Strip-Tease, cultissime OVNI télévisuel Franco-Belge diffusé sur France 3 dans les années 90 et 2000, a eu du mal à passer le cap des années 2010. Alors que nous pensions l'émission éteinte après un ultime électrochoc en 2012 (l'épisode "Recherche bergère désespérément" diffusé pour relancer la série a créé une polémique telle que la diffusion TV a été suspendue), Strip-Tease nous prend une fois de plus à contre-pied six ans plus tard avec Ni juge, ni soumise dans un format cinéma inédit qui laisse forcément augurer une toile de maître.
Une fois n'est pas coûtume, Jean Libon et Yves Hinant nous emmènent à Bruxelles, cette fois dans le bureau de la juge d'instruction fantasque et décalée Anne Gruwez, que les connaisseurs avaient pu découvrir en primeur dans l'épisode "Madame la Juge".
Le point de départ est une enquête jamais élucidée sur le double meurtre de prostituées dans les beaux quartiers Bruxellois vingt ans plus tôt. Anne Gruwez, convaincue qu'elle peut solutionner l'affaire en s'appuyant sur son intuition et sur les progrès de la criminologie, rouvre le dossier.
En parallèle, nous assistons aussi et surtout à des entretiens de prévenus qu'elle mène avec un mélange de fermeté désinvolte et d'humour cinglant (pour ne pas parler de véritables punchlines). Déroutant. Parfois même au-delà du réel.
La série a toujours mis un point d'honneur à radiographier la société en montrant l'humain tel qu'il est, sans strass ni paillette, sans gène et surtout sans concession, n'épargnant aucune caste de la population. Plus que fidèle, le film est clairement radical, et le charisme pétillant quoique bordeline d'Anne Gruwez contraste en permanence avec le freak show qui se confie sans retenue dans son bureau.

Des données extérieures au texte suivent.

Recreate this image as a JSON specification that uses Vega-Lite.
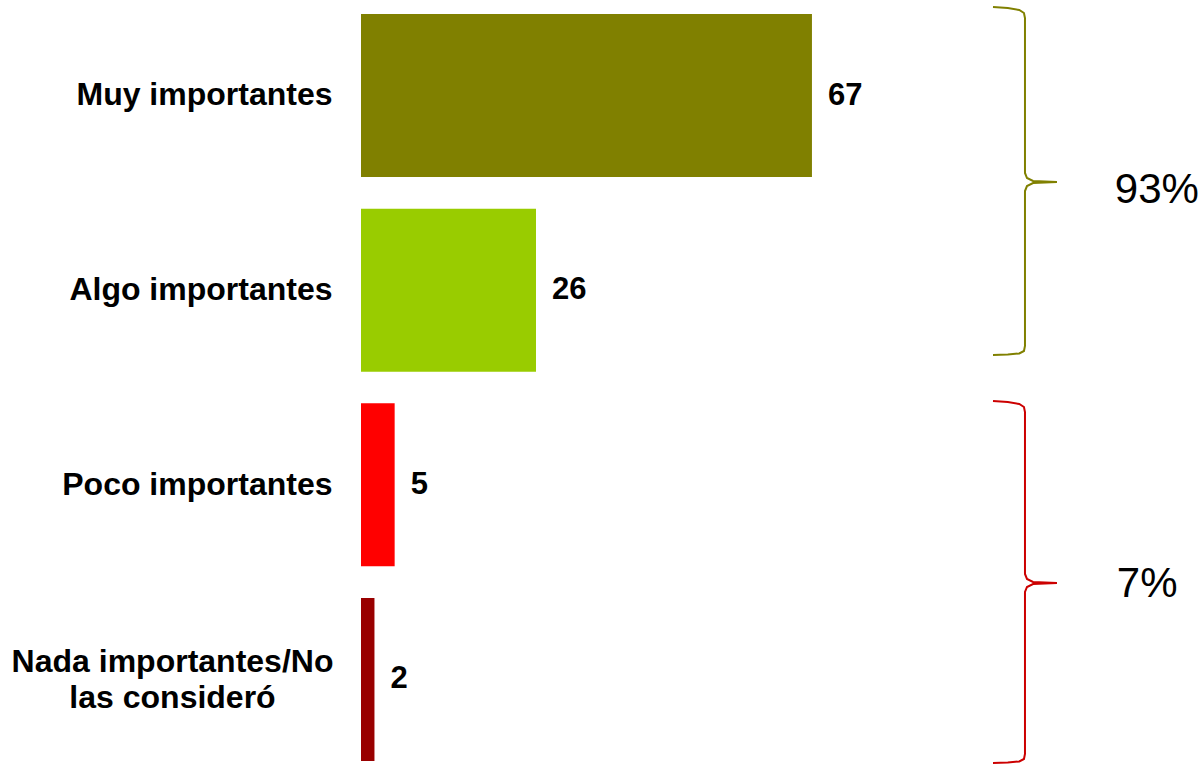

En dire plus sur la dizaine de portraits au vitriol que dépeint Ni juge, ni soumise serait gâcher la "surprise", retenez en revanche que le film vous emmènera constamment dans un grand huit émotionnel plus intense et plus sombre qu'à l'accoutumée chez Strip-Tease. La folie se conjugue avec le rire et l'euphorie avec le malsain. La dernière partie du film est d'ailleurs tout à fait malaisante et refroidira plus d'un spectateur, même averti.
L'affiche précise "Ce n'est pas du cinéma, c'est pire". Pire peut-être parce que ce cinéma n'en est pas, et que c'est de la Comédie humaine dont il s'agit ?
Ni juge, ni soumise sera sans aucun doute un coup de cœur pour les fans, contentés par un opus de haute volée format XXL, mais ne convertira pas les hermétiques et fera sans aucun doute grincer des dents les (nombreux) spectateurs qui ne sont pas prêts à encaisser cette dose de réalité brute.